Спустя пару недель после смерти в перерывах между кормлениями она начала изучать лицо спящей Жени, пытаться найти в нем себя или Женю-старшего, но это было маленькое и совершенно новое лицо совершенно нового человека, удивительное, неповторимое, уникальное. Сломанные ребра позволяли лежать только на одном боку, поэтому Женю не убирали, не уносили в кровать, хоть бабушка и цокала недовольно, и выговаривала сыну, что нужно перекладывать ребенка в люльку и начинать подниматься, начинать расхаживаться, да, разрывы, да, переломы, а раньше как было, это же одинаково во все времена. Как будто она первая! Раньше тоже рвались и ломались, а потом шли и пахали в поле, даже после смерти, несмотря ни на что.

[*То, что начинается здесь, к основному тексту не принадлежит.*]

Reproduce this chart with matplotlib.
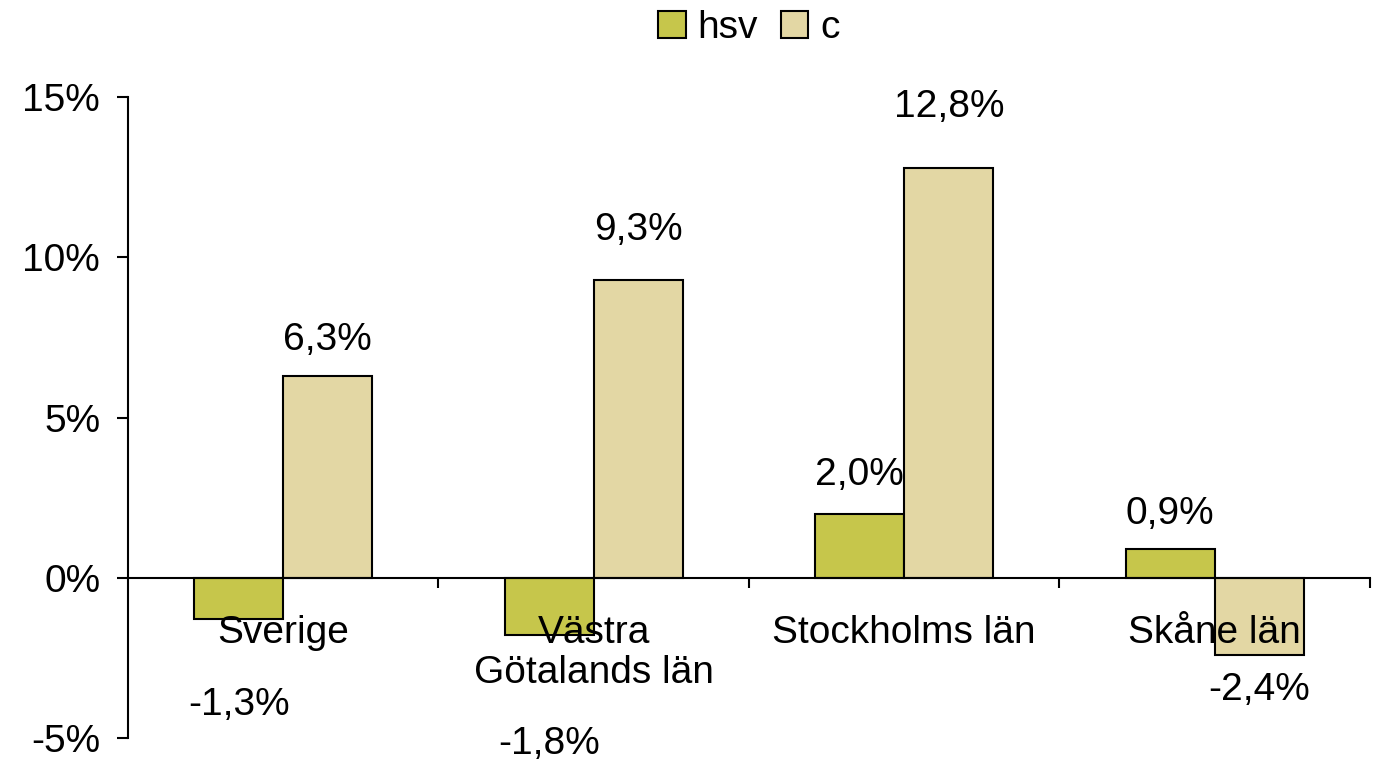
import matplotlib.pyplot as plt
import numpy as np

# data
categories = ['Sverige', 'Västra\nGötalands län', 'Stockholms län', 'Skåne län']
hsv_values = [-1.3, -1.8, 2.0, 0.9]
c_values = [6.3, 9.3, 12.8, -2.4]
# vertical positions (in %) of the value labels, as Excel placed them
hsv_label_y = [-3.97, -5.2, 3.2, 2.0]
c_label_y = [7.42, 10.84, 14.68, -3.5]
y_ticks = [-5, 0, 5, 10, 15]

plt.rcParams['font.family'] = ['Liberation Sans', 'DejaVu Sans']

HSV_COLOR = '#C6C64B'
C_COLOR = '#E3D7A4'
FS = 28


def fmt(v):
    return f'{v:.1f}%'.replace('.', ',')


def main():
    fig = plt.figure(figsize=(13.76, 7.61), dpi=100)
    ax = fig.add_axes([0.093, 0.0302, 0.9026, 0.8423])

    x = np.arange(len(categories))
    w = 0.287
    ax.bar(x - w / 2, hsv_values, w, color=HSV_COLOR, edgecolor='black',
           linewidth=1.5, label='hsv', zorder=2)
    ax.bar(x + w / 2, c_values, w, color=C_COLOR, edgecolor='black',
           linewidth=1.5, label='c', zorder=2)

    # value labels
    for xi, v, ly in zip(x - w / 2, hsv_values, hsv_label_y):
        ax.text(xi, ly, fmt(v), ha='center', va='center', fontsize=FS, zorder=4)
    for xi, v, ly in zip(x + w / 2, c_values, c_label_y):
        ax.text(xi, ly, fmt(v), ha='center', va='center', fontsize=FS, zorder=4)

    ax.set_xlim(-0.5, 3.5)
    ax.set_ylim(-5, 15)
    ax.set_axisbelow(False)

    # y axis
    ax.set_yticks(y_ticks)
    ax.set_yticklabels([f'{t}%' for t in y_ticks], fontsize=FS)
    ax.tick_params(axis='y', direction='out', length=8, width=1.5, pad=12)

    # x axis sits on zero, boundaries as ticks, category names in between
    ax.spines['bottom'].set_position(('data', 0))
    ax.spines['top'].set_visible(False)
    ax.spines['right'].set_visible(False)
    for s in ('bottom', 'left'):
        ax.spines[s].set_linewidth(1.5)
        ax.spines[s].set_zorder(3)
    ax.set_xticks([0.5, 1.5, 2.5, 3.5])
    ax.set_xticklabels([])
    ax.tick_params(axis='x', which='major', direction='out', length=7, width=1.5)
    ax.set_xticks(x, minor=True)
    ax.set_xticklabels(categories, minor=True, fontsize=FS, linespacing=1.15)
    ax.tick_params(axis='x', which='minor', length=0, pad=27)

    ax.legend(loc='upper center', bbox_to_anchor=(0.5, 1.16), ncol=2,
              frameon=False, fontsize=FS, handlelength=0.7, handleheight=0.7,
              handletextpad=0.3, columnspacing=0.6, borderaxespad=0)

    fig.savefig('out.png', dpi=100)


if __name__ == '__main__':
    main()
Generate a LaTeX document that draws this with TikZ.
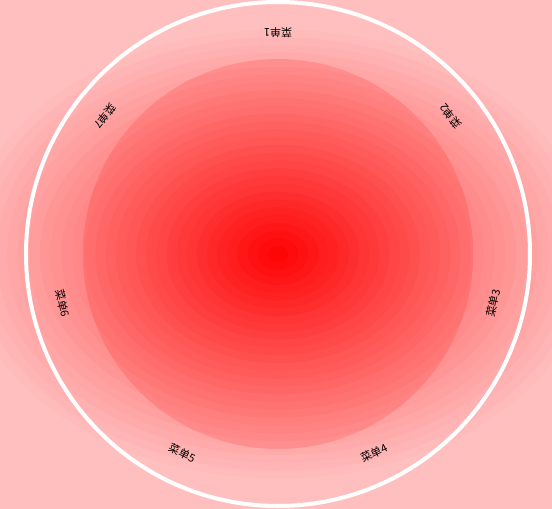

Еще через две недели она смогла присесть. Июнь выдался сырым и влажным, Жени гуляли на балконе чаще, чем на улице. Она подходила к окну, смотрела на коляску и думала о том, что никогда не любила игру в дочки-матери, а теперь придется научиться, в жизни после смерти было довольно много всякого странного, было предостаточно боли и еще чего-то, чему не находилось слово. По ночам в этой жизни появлялся кричащий ребенок. А когда боли стало меньше, слово нашлось, она поняла, что чувствует, поняла, что ничего не чувствует, это называется: опустошенность. Когда боль сменилась зыбкой рябью внутри, в ее жизни после смерти поселилась бессмертная усталость. Как же так, думала она, где же обретенный мной смысл жизни, который все обещают, который всем обещают, это какой-то обман, никакого смысла, не говоря о жизни, которой просто нет, есть только крик ребенка, болезни ребенка, мои крики и мои болезни.
Она взращивала любовь к дочери, как патиссоны. Прислушивалась, потому что матери должны уметь слушать. Слышать, как и почему плачет их ребенок. Женя плакала на ноту «ля». По ней можно было сверять камертон.